И пока облегчившийся "труженик стальных магистралей" возвращал по местам части одеяния, кочегар-шутник очень тихо, даже не оставив на снегу следа от лопаты, вернулся на рабочее место не забыв тщательно вычистить лопату от "следов преступления"
Кто не любуется своим "добром" в унитазах? Откуда это у нас? Можно понять медработников, когда они требуют для нашего излечения наш кал. Но что я могу без медицинского образования увидеть в собственном дерьме? Я же кондуктор, ничего в дерьме не понимаю, у меня другой набор знаний, чего им любоваться? О, если бы на тот момент в его голове имелся такой набор рассуждений! Увы! И когда он не увидел у колеса того, что ожидал увидеть, что там нет и следа от его "трудов", что снег девственно чист, то ему стало как-то нехорошо. По простоте душевной он тут же подумал, что испражнения каким-то образом могли попасть ему в собственный валенок! Более дикой фантазии не возможно было допустить, но и отсутствие "добра" в положенном месте наводило на размышления: как можно "наложить" в собственный валенок!? Тогда где!? Чудес не бывает, а оно — вот оно, тут чудо, рядом! И есть оно, и быть его не может! Было от чего свихнуться!
В полном смятении чувств и рассудка, он взгромоздился на тормозную площадку и стал в прострации ждать, когда их примет станция. Мысль о потерянном "добре" не хотела очищать сознание. Сколько он просидел в смятении — в легенде ничего об этом не говорится.
Муки кондуктора на этом не окончились. Когда состав прибыл на станцию, то кочегар каким-то образом успел рассказать о своей шутке дежурному по станции и когда кондуктор ввалился в служебное помещение, то дежурный через малое время стал шмыгать носом совсем так, как и любой человек, учуявший неприятный аромат. Потом сказал:
— Что так воняет!? — дежурный был всё же "дипломат", не прямо заявил
"чё от тебя так говном прёт? — возможно, что не было этого вопроса, но и того, что было сказано дежурным, хватило мученику на возобновление поисков по полной программе: снятия штанов и тщательной проверки их "внутреннего содержания". Всей "амуниции". До валенок…
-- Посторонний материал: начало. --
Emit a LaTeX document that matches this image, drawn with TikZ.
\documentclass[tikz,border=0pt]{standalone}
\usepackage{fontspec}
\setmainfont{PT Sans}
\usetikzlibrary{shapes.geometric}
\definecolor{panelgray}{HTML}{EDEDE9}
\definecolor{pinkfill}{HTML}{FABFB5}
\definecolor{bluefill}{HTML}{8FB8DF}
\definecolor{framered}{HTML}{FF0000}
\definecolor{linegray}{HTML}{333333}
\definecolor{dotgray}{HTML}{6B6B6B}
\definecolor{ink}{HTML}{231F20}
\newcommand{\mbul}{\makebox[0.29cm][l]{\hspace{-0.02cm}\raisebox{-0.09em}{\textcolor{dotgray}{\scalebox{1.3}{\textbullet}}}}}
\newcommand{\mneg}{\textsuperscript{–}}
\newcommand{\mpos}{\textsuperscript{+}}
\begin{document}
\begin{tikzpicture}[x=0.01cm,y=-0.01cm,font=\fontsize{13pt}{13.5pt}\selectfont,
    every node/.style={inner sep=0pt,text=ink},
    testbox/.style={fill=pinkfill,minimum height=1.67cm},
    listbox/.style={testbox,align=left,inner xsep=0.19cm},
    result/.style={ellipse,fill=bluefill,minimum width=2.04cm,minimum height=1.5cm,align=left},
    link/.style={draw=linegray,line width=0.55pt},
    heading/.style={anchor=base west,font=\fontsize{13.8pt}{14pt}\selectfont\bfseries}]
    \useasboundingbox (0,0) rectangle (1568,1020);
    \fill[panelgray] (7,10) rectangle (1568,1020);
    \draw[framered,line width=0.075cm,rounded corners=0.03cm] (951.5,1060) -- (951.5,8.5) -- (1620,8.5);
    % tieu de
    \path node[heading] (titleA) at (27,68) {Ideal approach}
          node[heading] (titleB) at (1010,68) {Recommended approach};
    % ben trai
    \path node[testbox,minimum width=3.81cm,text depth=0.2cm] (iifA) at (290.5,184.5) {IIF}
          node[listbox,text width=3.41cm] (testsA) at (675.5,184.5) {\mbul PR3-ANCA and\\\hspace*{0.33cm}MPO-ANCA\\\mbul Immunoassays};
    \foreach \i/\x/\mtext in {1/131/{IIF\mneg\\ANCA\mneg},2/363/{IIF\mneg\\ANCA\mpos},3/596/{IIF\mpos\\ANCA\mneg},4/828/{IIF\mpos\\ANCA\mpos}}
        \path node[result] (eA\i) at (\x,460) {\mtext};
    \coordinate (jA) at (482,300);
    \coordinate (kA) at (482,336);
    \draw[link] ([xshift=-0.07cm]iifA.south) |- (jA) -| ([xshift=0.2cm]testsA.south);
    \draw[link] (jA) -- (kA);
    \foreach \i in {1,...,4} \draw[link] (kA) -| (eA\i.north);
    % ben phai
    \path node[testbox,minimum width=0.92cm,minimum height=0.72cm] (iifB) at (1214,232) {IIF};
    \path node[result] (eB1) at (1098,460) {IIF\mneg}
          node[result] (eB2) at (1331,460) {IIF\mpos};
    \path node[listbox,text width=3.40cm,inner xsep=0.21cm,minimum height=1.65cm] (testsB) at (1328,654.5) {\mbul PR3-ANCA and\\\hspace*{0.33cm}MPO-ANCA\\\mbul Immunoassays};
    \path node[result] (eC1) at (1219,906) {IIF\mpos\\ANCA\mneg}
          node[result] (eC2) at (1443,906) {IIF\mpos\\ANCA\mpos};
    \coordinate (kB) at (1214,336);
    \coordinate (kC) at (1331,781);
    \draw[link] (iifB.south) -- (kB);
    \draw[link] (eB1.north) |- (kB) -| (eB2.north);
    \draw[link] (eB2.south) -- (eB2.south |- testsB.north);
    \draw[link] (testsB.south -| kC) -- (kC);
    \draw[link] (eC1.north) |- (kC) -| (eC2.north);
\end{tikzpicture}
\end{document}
Почему дежурный тогда не лопнул от смеха — не знаю. Наверное, потому, что входил в число редкой и крепкой породы людей, коя остаётся серьёзной в любых смешных ситуациях, как в собственных, так и в чужих.
У легенды есть два варианта окончания. В первом всё заканчивается так: кондуктору рассказали, как и кто с ним пошутил, и задали вопрос:
— Не мог догадаться?
До сего времени машинисты локомотивов страны видят призрак только в зимнее время года. Привидение в тулупе, в громадных, "несгибаемых", как и прежде, валенках и с фонарём "до переворотной" конструкции в правой руке. В любое время суток в фонаре горит стеариновая свеча. Призрак передвигается по ходу движения локомотива и никогда — навстречу: всегда — только спина. Поэтому его лица никто не видел. Перемещается призрак рядом с колеёй в "опасной близости с движущимся транспортом". Голова призрака, как и положено по сезону, в шапке-ушанке.